Kementerian Komunikasi dan Informatika (Kominfo) mengatakan, usulan tersebut akan mengubah tatanan industri penyiaran dan mengubah keseluruhan UU Penyiaran.
"Perluasan definisi penyiaran akan mengklasifikasikan kegiatan seperti Instagram TV, Instagram Live, Facebook Live, Youtube Live, dan penyaluran konten audio visual lainnya dalam platform media sosial diharuskan menjadi lembaga penyiaran yang wajib berizin," ujar Direktur Jenderal Penyelenggaraan Pos dan Informatika (PPI) Kominfo Ahmad M Ramli secara virtual dalam sidang lanjutan di Gedung Mahkamah Konstitusi, Rabu (26/8/2020), seperti dihimpun KompasTekno dari Antara.

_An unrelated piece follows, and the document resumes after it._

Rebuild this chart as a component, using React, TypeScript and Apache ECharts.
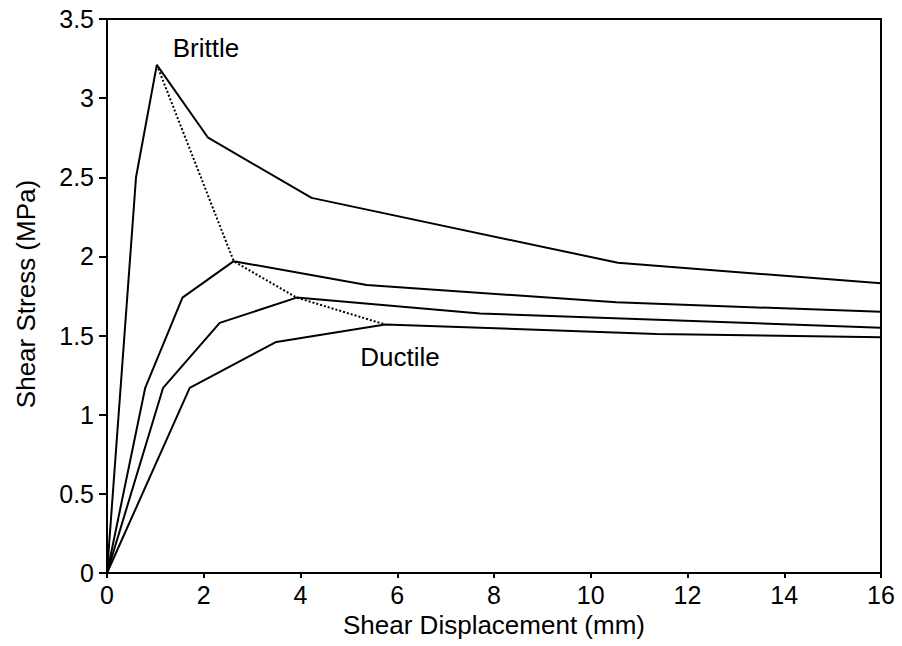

"Artinya, kami harus menutup mereka (Google, Facebook, dkk) kalau mereka tidak mengajukan izin," imbuh Ramli.
Itu artinya, perorangan atau badan usaha yang tidak memenuhi persyaratan perizinan penyiaran akan menjadi pelaku penyiaran ilegal dan harus ditertibkan oleh aparat penegak hukum karena melakukan penyiaran tanpa izin.
Ramli mengatakan, layanan OTT beragam dan luas, sehingga aturannya cukup kompleks dan tidak hanya dalam satu aturan. Termasuk para pembuat konten siaran lintas batas negara yang tidak mungkin terjangkau dengan hukum Indonesia.
"Mengatur layanan OTT secara ketat juga akan menghadapi tantangan hukum dalam penegakannya karena mayoritas penyedia layanan OTT saat ini berasal dari yurisdiksi di luar Indonesia," ujar Ramli.
Lebih lanjut, Ramli mengatakan bahwa kemajuan teknologi memang menyebabkan terjadinya konvergensi antara telekomunikasi dan media penyiaran.
Ramli juga mengatakan, layanan OTT di Indonesia terus berkembang dan akan menghambat laju ekonomi kreatif dan ekonomi digital apabila gugatan dikabulkan.